Session 2 Flashcards
(34 cards)
Academic writing
Is formulaic. It is about research conversations.
Finding literature - backwards
Looking at the reference list identifies important studies on which the focal study builds - cited refs.
Finding literature - forward
identifies cutting-edge work (times cited).
Structuring
- Sections (intro, theory, methods, discussion)
- Subsections, e.g. what we know, what we do not know, what I do, what it solves, and why it is important
- Paragraphs (number, main idea, logical sequencing)
- First and last sentence of each paragraph
- Evidence/arguments within paragraph (making sure they contribute to only one idea, i.e. one paragraph, one thought)
Common structure Qualitative research
Introduction - methods - findings - theory - interpretation - conclusion
Common structure Quantitative research
introduction - Theoretical background - methods and data - results - discussion - conclusion
Research Setting
- In what social setting is the research conducted?
- Why is this setting appropriate for your study?
Research Design
- What data do you use to answer your question?
- How do you analyze the data?
Qualitative research
- data are typically not in numerical form, but textual, visual, audio. Analyses are more verbal/rhetorical in nature.
- tend to be process-focused
- there is a focus on the why or how; deep, embedded understanding of the phenomenon of interest.
Quantitative research
- data are typically in numerical form. Analyses are inferential in nature (regression- based, explaining variation)

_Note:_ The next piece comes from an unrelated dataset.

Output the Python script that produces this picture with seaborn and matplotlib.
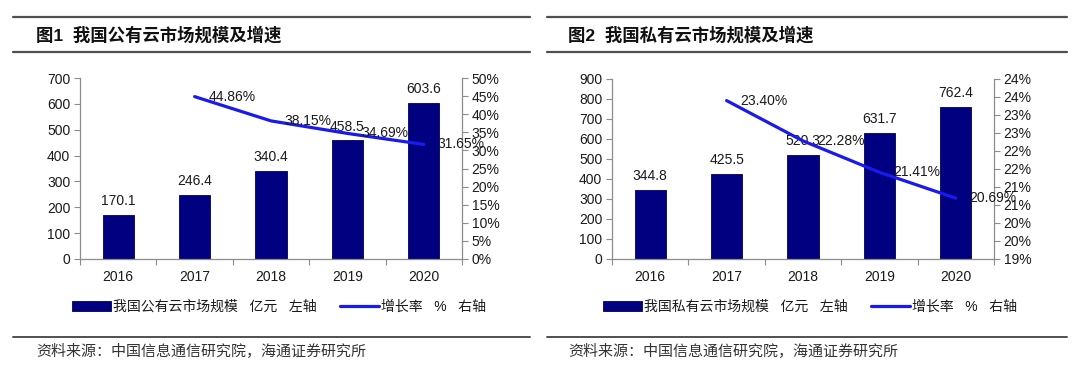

- research obtain statistical evidence to support or reject hypotheses.
- the focus is on the strength of relationships between concepts. The mechanisms are theorized, but often not explicitly tested.
Different ideas of replication and transparency
- In quantitative work, you need to report your steps in such a way that a person with the same data would get the same results. Reproducibility is at the heart of the scientific enterprise.
- In qualitative work, one might even argue that the same person with the same data does not need to come to the same results.
- For both, there is a common aim for trustworthiness and integrity.
Dependability
Explain and justify methodological choices and/or interpretations in detail
Confirmability
Neutrality: Results should not be caused by researcher bias, motivation or interest.
Credibility
Confidence in the truth of the result, i.e. not simply wrong
population
The total set of observations of interest to your study. E.g., all firms.
sample
The subset of the population that you empirically study. E.g., Dutch firms in the IT industry, active right now.
Sampling
The process of selecting units (e.g., people, organizations) from a population
Unit of analysis
The major entity that is being analyzed. E.g., firm, individual, group, dyad.
Ecological Fallacy
Drawing conclusions about individuals based on group data
Exception fallacy
Drawing conclusions about a group based on exceptional cases.
Primary Data
refers to data that is hand-collected specifically for your research:
- Qualitative example: Interviews
- Quantitative example: Survey data
Secondary data
Refers to pre-existing data that can be used for your research:
- Qualitative example: Internal memos - Quantitative example: Archival data
Cross-sectional data
Refers to a sample taken at a single point in time.
Longitudinal data
refers to observations over time:
- Repeated/pooled cross-sections: New cross- sections every time.
- Time series: Observations of a variable over time (underlying sample may change, common in finance).
- Panel data: Time-series for each cross- sectional member. This is often seen as the gold standard.